Take it away, Kevin Smith:


So then Superman Returns happens... Which I also have mixed feelings about.  I think it looks beautiful (although the colors are a bit too muted across the board)... I love most of the action in the film, and hardly has the there ever been a more heroic entrance than Superman flying faster than the speed of sound through a broken airplane wing and catching a 747 just before it destroys a baseball diamond!  But the story is horrific.

First off, it's really just a rehash of 1978's Superman where Lex Luthor yet again tries to destroy a large chunk of the United States so that he can get rich on real estate.  A lot of the same jokes are recycled as well...  And what was a stupid, overly ridiculous plot in 1978 is positively asinine in Superman Returns.  At least in the original, the land that he was going to own was arable and made of minerals commonly found on planet Earth.  In Superman Returns, he was going to kill billions of people, and displace most of the Eastern Seaboard and replace it with a big chunk of Kryptonite crystal.
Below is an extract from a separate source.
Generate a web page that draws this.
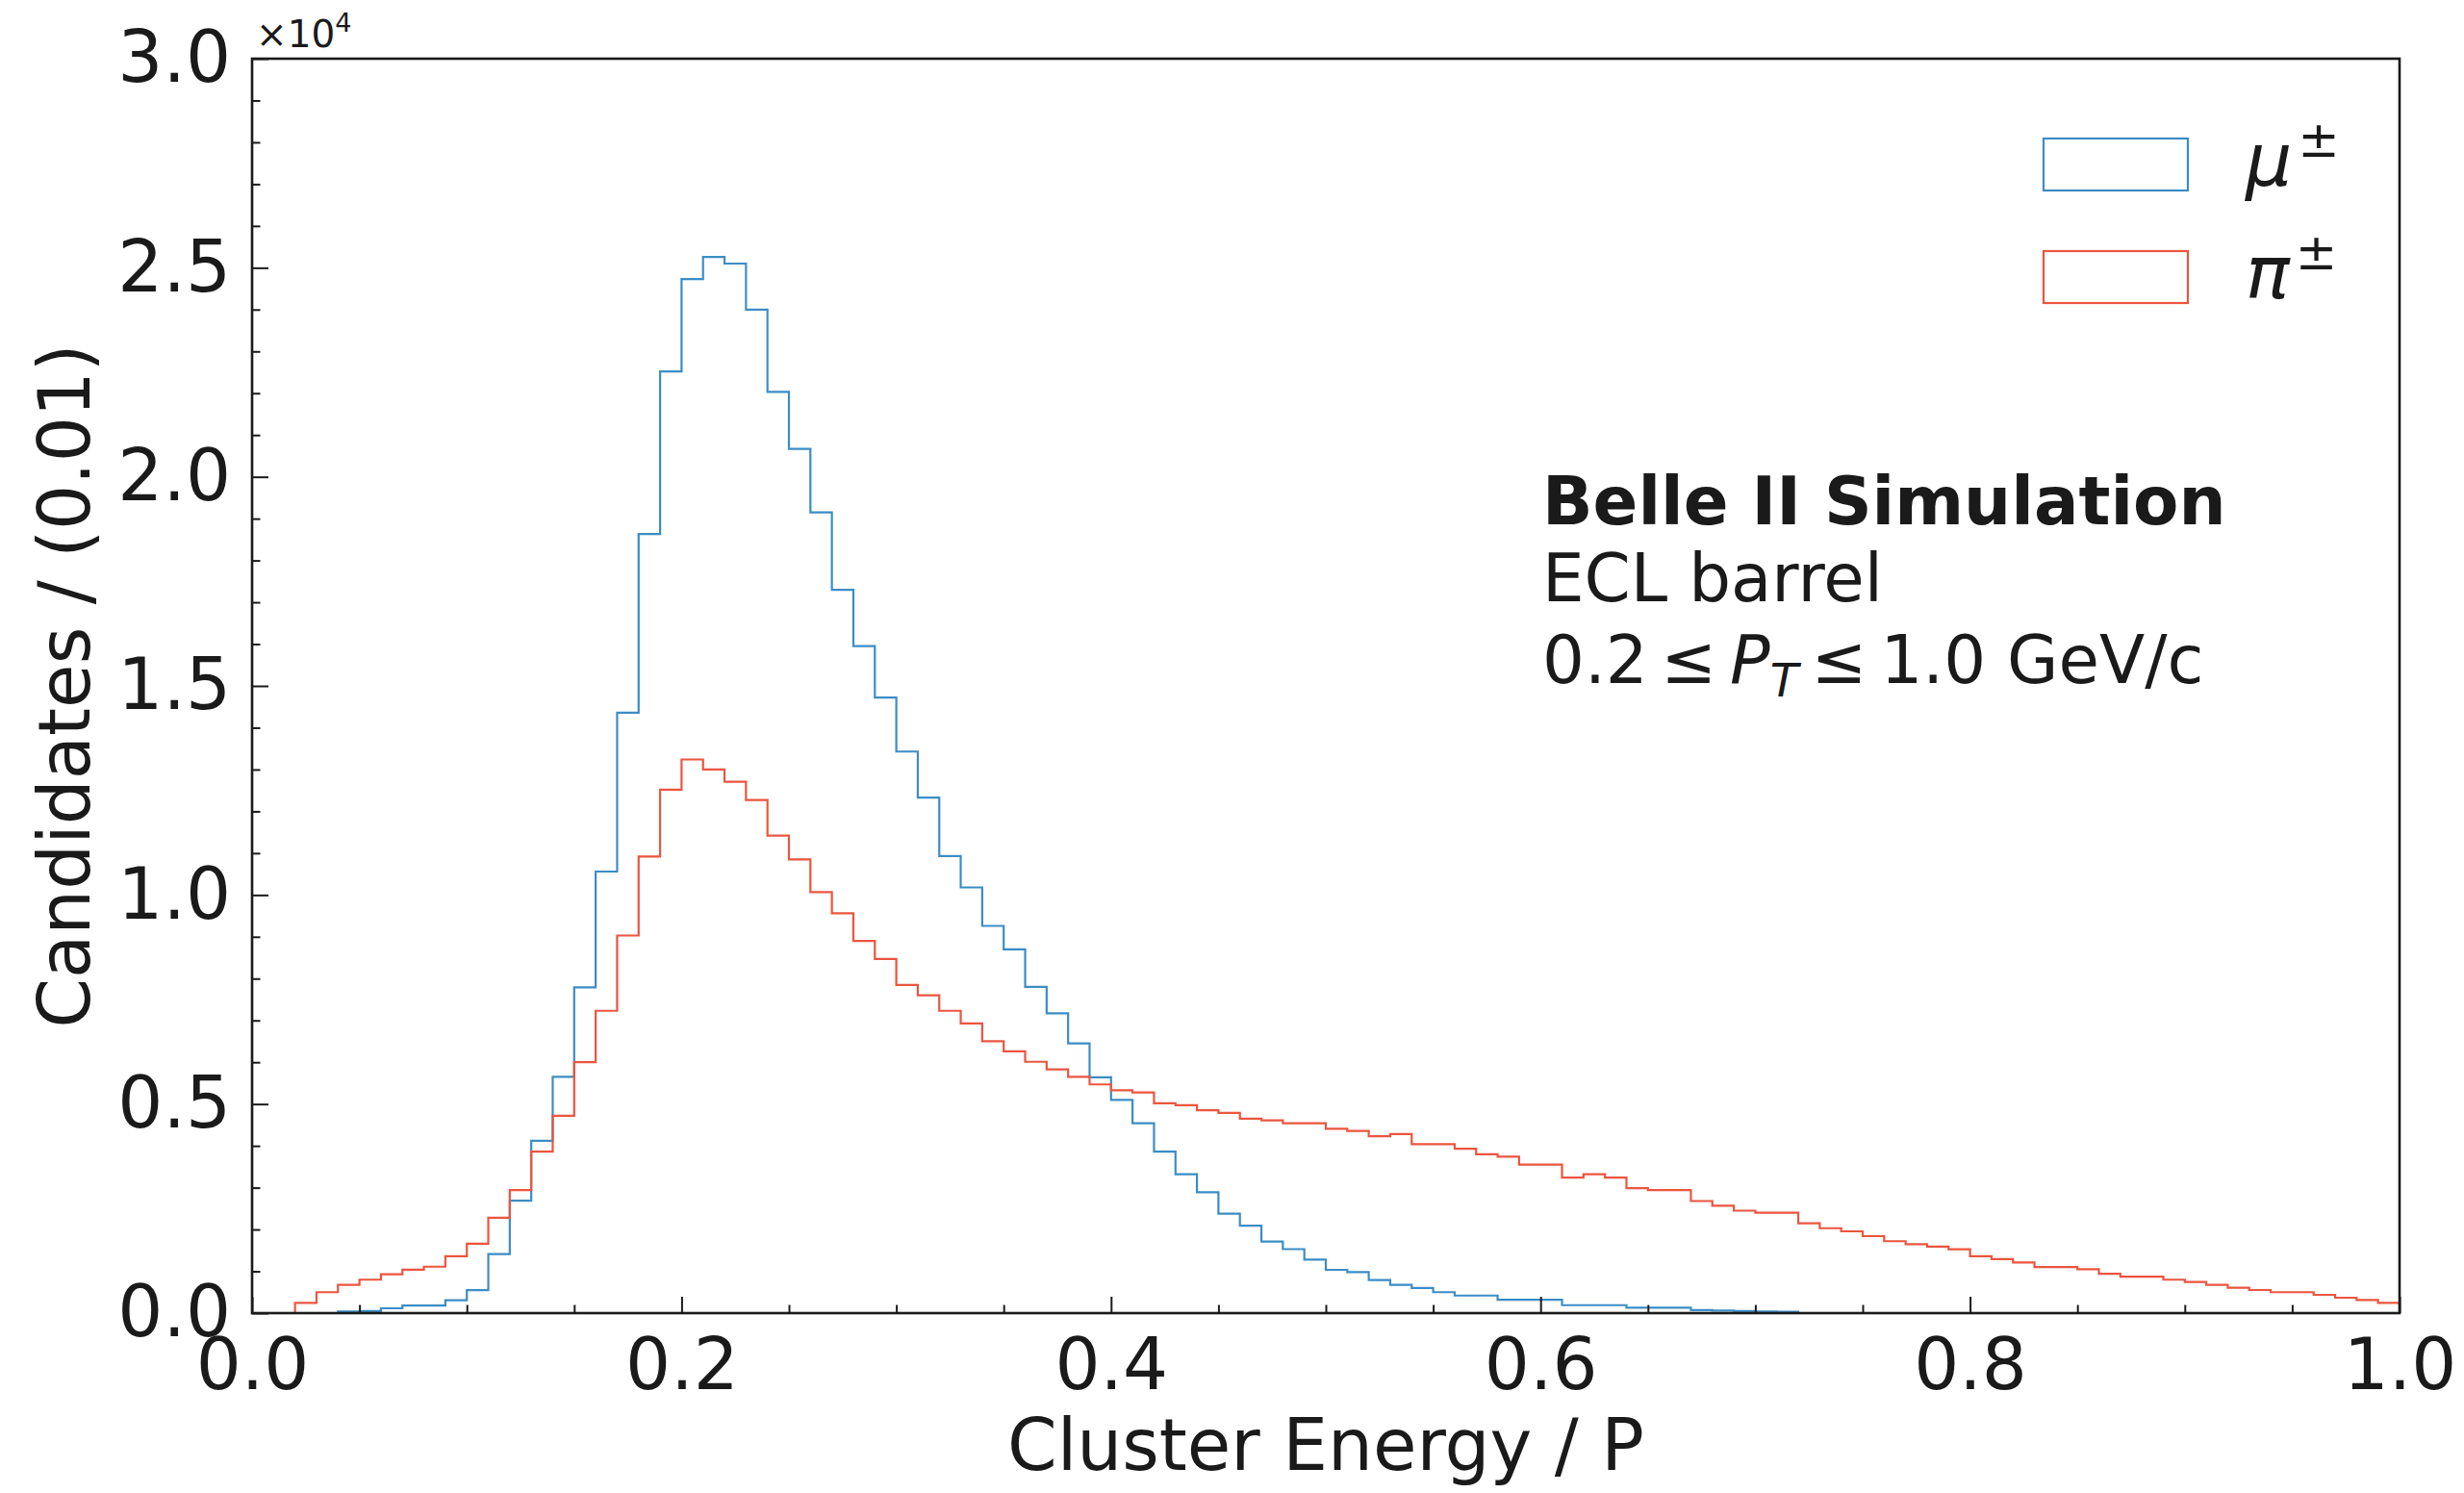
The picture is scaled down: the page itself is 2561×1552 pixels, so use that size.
<!DOCTYPE html>
<html>
<head>
<meta charset="utf-8">
<script src="https://cdn.jsdelivr.net/npm/d3@7"></script>
<style>
  html, body { margin: 0; padding: 0; background: #fff; }
  text { font-family: "DejaVu Sans", sans-serif; fill: #1a1a1a; }
</style>
</head>
<body>
<div id="chart"></div>
<script>
// bin width 0.01, 100 bins from 0.00 to 1.00 (counts per bin)
const binEdges = d3.range(0, 101).map((i) => i / 100);

const muCounts = [
  0, 0, 0, 0, 40, 50, 115, 180, 180, 310,
  550, 1410, 2690, 4120, 5650, 7790, 10560, 14360, 18630, 22520,
  24730, 25260, 25100, 24000, 22030, 20670, 19150, 17300, 15950, 14720,
  13430, 12330, 10930, 10180, 9260, 8700, 7800, 7170, 6450, 5640,
  5100, 4540, 3860, 3320, 2890, 2380, 2090, 1710, 1530, 1280,
  1035, 980, 790, 675, 600, 500, 420, 420, 320, 320,
  320, 190, 190, 190, 130, 130, 130, 70, 60, 50,
  40, 30, 0, 0, 0, 0, 0, 0, 0, 0,
  0, 0, 0, 0, 0, 0, 0, 0, 0, 0,
  0, 0, 0, 0, 0, 0, 0, 0, 0, 0,
];

const piCounts = [
  0, 0, 245, 500, 675, 800, 930, 1040, 1110, 1360,
  1660, 2280, 2940, 3860, 4720, 6000, 7230, 9030, 10920, 12520,
  13240, 13000, 12710, 12270, 11420, 10850, 10070, 9560, 8900, 8470,
  7850, 7600, 7230, 6930, 6500, 6260, 6010, 5830, 5650, 5470,
  5330, 5275, 5020, 4970, 4850, 4790, 4650, 4610, 4540, 4540,
  4410, 4355, 4230, 4280, 4040, 4040, 3930, 3800, 3740, 3550,
  3550, 3240, 3320, 3240, 2990, 2940, 2940, 2680, 2570, 2450,
  2400, 2400, 2150, 2030, 1955, 1840, 1720, 1650, 1590, 1526,
  1360, 1290, 1210, 1100, 1100, 1050, 940, 870, 870, 800,
  744, 675, 606, 552, 500, 500, 437, 368, 314, 245,
];

const series = [
  { name: "μ", counts: muCounts, color: "#3b8dc6" },
  { name: "π", counts: piCounts, color: "#eb553f" },
];

const xTicks = [0, 0.2, 0.4, 0.6, 0.8, 1.0];
const yTicks = [0, 5000, 10000, 15000, 20000, 25000, 30000];
const infoLines = ["Belle II Simulation", "ECL barrel"];

const width = 2561;
const height = 1552;
const margin = { top: 61, right: 67, bottom: 187, left: 262 };

const svg = d3
  .select("#chart")
  .append("svg")
  .attr("width", width)
  .attr("height", height);

const x = d3
  .scaleLinear()
  .domain([0, 1])
  .range([margin.left, width - margin.right]);

const y = d3
  .scaleLinear()
  .domain([0, 30000])
  .range([height - margin.bottom, margin.top]);

svg
  .append("defs")
  .append("clipPath")
  .attr("id", "plot-clip")
  .append("rect")
  .attr("x", x(0))
  .attr("y", y(30000))
  .attr("width", x(1) - x(0))
  .attr("height", y(0) - y(30000));

// step outline like histtype="step"
function stepPoints(counts) {
  const pts = [[binEdges[0], 0]];
  counts.forEach((c, i) => {
    pts.push([binEdges[i], c]);
    pts.push([binEdges[i + 1], c]);
  });
  pts.push([binEdges[binEdges.length - 1], 0]);
  return pts;
}

const line = d3
  .line()
  .x((d) => x(d[0]))
  .y((d) => y(d[1]));

svg
  .append("g")
  .attr("clip-path", "url(#plot-clip)")
  .selectAll("path")
  .data(series)
  .join("path")
  .attr("d", (d) => line(stepPoints(d.counts)))
  .attr("fill", "none")
  .attr("stroke", (d) => d.color)
  .attr("stroke-width", 2.2)
  .attr("stroke-linejoin", "miter");

// axes, ticks pointing inward
svg
  .append("g")
  .attr("transform", `translate(0,${y(0)})`)
  .call(
    d3
      .axisBottom(x)
      .tickValues(xTicks)
      .tickSize(-17)
      .tickPadding(26)
      .tickFormat(d3.format(".1f"))
  );

svg
  .append("g")
  .attr("transform", `translate(0,${y(0)})`)
  .call(
    d3
      .axisBottom(x)
      .tickValues(d3.range(0, 21).map((i) => i * 0.05).filter((v) => Math.round(v * 100) % 20 !== 0))
      .tickSize(-8.5)
      .tickFormat("")
  );

svg
  .append("g")
  .attr("transform", `translate(${x(0)},0)`)
  .call(
    d3
      .axisLeft(y)
      .tickValues(yTicks)
      .tickSize(-17)
      .tickPadding(22)
      .tickFormat((d) => (d / 10000).toFixed(1))
  );

svg
  .append("g")
  .attr("transform", `translate(${x(0)},0)`)
  .call(
    d3
      .axisLeft(y)
      .tickValues(d3.range(0, 31).map((i) => i * 1000).filter((v) => v % 5000 !== 0))
      .tickSize(-8.5)
      .tickFormat("")
  );

svg.selectAll(".domain").remove();
svg.selectAll(".tick line").attr("stroke", "#1a1a1a").attr("stroke-width", 2);
svg
  .selectAll(".tick text")
  .attr("font-size", 74)
  .attr("font-family", "DejaVu Sans")
  .attr("fill", "#1a1a1a");

// frame
svg
  .append("rect")
  .attr("x", x(0))
  .attr("y", y(30000))
  .attr("width", x(1) - x(0))
  .attr("height", y(0) - y(30000))
  .attr("fill", "none")
  .attr("stroke", "#1a1a1a")
  .attr("stroke-width", 2.6);

// offset text x10^4
const offset = svg
  .append("text")
  .attr("x", x(0) + 4)
  .attr("y", 49)
  .attr("font-size", 39);
offset.append("tspan").text("×10");
offset.append("tspan").attr("font-size", 27).attr("dy", -16).text("4");

// axis labels
svg
  .append("text")
  .attr("x", (x(0) + x(1)) / 2)
  .attr("y", 1528)
  .attr("text-anchor", "middle")
  .attr("font-size", 74)
  .text("Cluster Energy / P");

svg
  .append("text")
  .attr("transform", `translate(93,${(y(0) + y(30000)) / 2}) rotate(-90)`)
  .attr("text-anchor", "middle")
  .attr("font-size", 74)
  .text("Candidates / (0.01)");

// legend
const legend = svg
  .append("g")
  .selectAll("g")
  .data(series)
  .join("g")
  .attr("transform", (d, i) => `translate(2124,${144 + i * 117})`);

legend
  .append("rect")
  .attr("width", 150)
  .attr("height", 54)
  .attr("fill", "none")
  .attr("stroke", (d) => d.color)
  .attr("stroke-width", 2.2);

const legendText = legend
  .append("text")
  .attr("x", 210)
  .attr("y", 49)
  .attr("font-size", 76)
  .attr("font-style", "italic");
legendText.append("tspan").text((d) => d.name);
legendText
  .append("tspan")
  .attr("font-style", "normal")
  .attr("font-size", 52)
  .attr("dx", 6)
  .attr("dy", -30)
  .text("±");

// info text
svg
  .append("text")
  .attr("x", 1603)
  .attr("y", 545)
  .attr("font-size", 69)
  .attr("font-weight", "bold")
  .text(infoLines[0]);

svg
  .append("text")
  .attr("x", 1603)
  .attr("y", 625)
  .attr("font-size", 69)
  .text(infoLines[1]);

const ptLine = svg
  .append("text")
  .attr("x", 1603)
  .attr("y", 710)
  .attr("font-size", 69);
ptLine.append("tspan").text("0.2\u2009≤\u2009");
ptLine.append("tspan").attr("font-style", "italic").text("P");
ptLine
  .append("tspan")
  .attr("font-style", "italic")
  .attr("font-size", 48)
  .attr("dy", 14)
  .text("T");
ptLine.append("tspan").attr("dy", -14).text("\u2009≤\u20091.0 GeV/c");
</script>
</body>
</html>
How, pray tell, will he get anyone to live there... Much less pay him for the privilege, since he would have destroyed the majority of the world's economy and exposed himself as the biggest mass-murderer of all time in the process.

Lex Luthor of the comics is complex, intelligent, a master schemer and interestingly enough - as all true villains should be - actually concerned for the well-being of his planet.

Real bad guys don't think they're doing bad things!  They think that they are saving the world.  They almost always have the best of intentions, not the worst...  Lex Luthor believes (not unreasonably, I might add) that Superman is the advance guard for a malevolent alien invasion.  He's a little paranoid, he's holds many grudges and he's an egomaniac - but his motivation is often well intended... At least in his own mind.

Hollywood doesn't do that kind of character complexity very well most of the time... Especially not in movies produced by Jon Peters.  But as a result, the whole thing is laughably stupid.  And yes, I know I'm talking about "comic books".

But like any fantasy & science-fiction writing, the issue isn't about the believability or reality of the technology or magical abilities - it's about the human character development.  Sci-Fi is allegorical... That's kind of the whole point!  When you're watching the Lord of the Rings, you are asked to believe that there are Elves and Wizards, and that there is a magic ring that makes the wearer invisible and under the creeping control of a powerful evil sorcerer.  And that stuff makes for an interesting, more imaginative story - but that's not what the Lord of the Rings is about.  It's about people.  It's about friendship, it's about ordinary people being able to stand up to the tyranny of bad people, and it's about a dozen other things that have little to nothing to do with whether or not Gandalf can make lightening shoot out of his staff.

Christopher Nolan seems to grasp this concept.  The powers, the fantasy, are not what's important - what's important is that the world itself has internal consistency and that the people who inhabit it behave like real people.  None of the Superman movies have succeeded on that score.  Characters have been one-dimensional, the internal logic of the world Superman inhabits has been repeatedly violated, and directors, writers & producers have chased after cheap laughs and idiotic plot lines.

So yeah, I really hope that Nolan can bring the understanding of character and realism to the franchise - as I am still waiting for a Superman movie that isn't completely absurd - but I worry that he will take Superman into the darkness in a way that is inappropriate.

Time will tell, but it's definitely time to start over.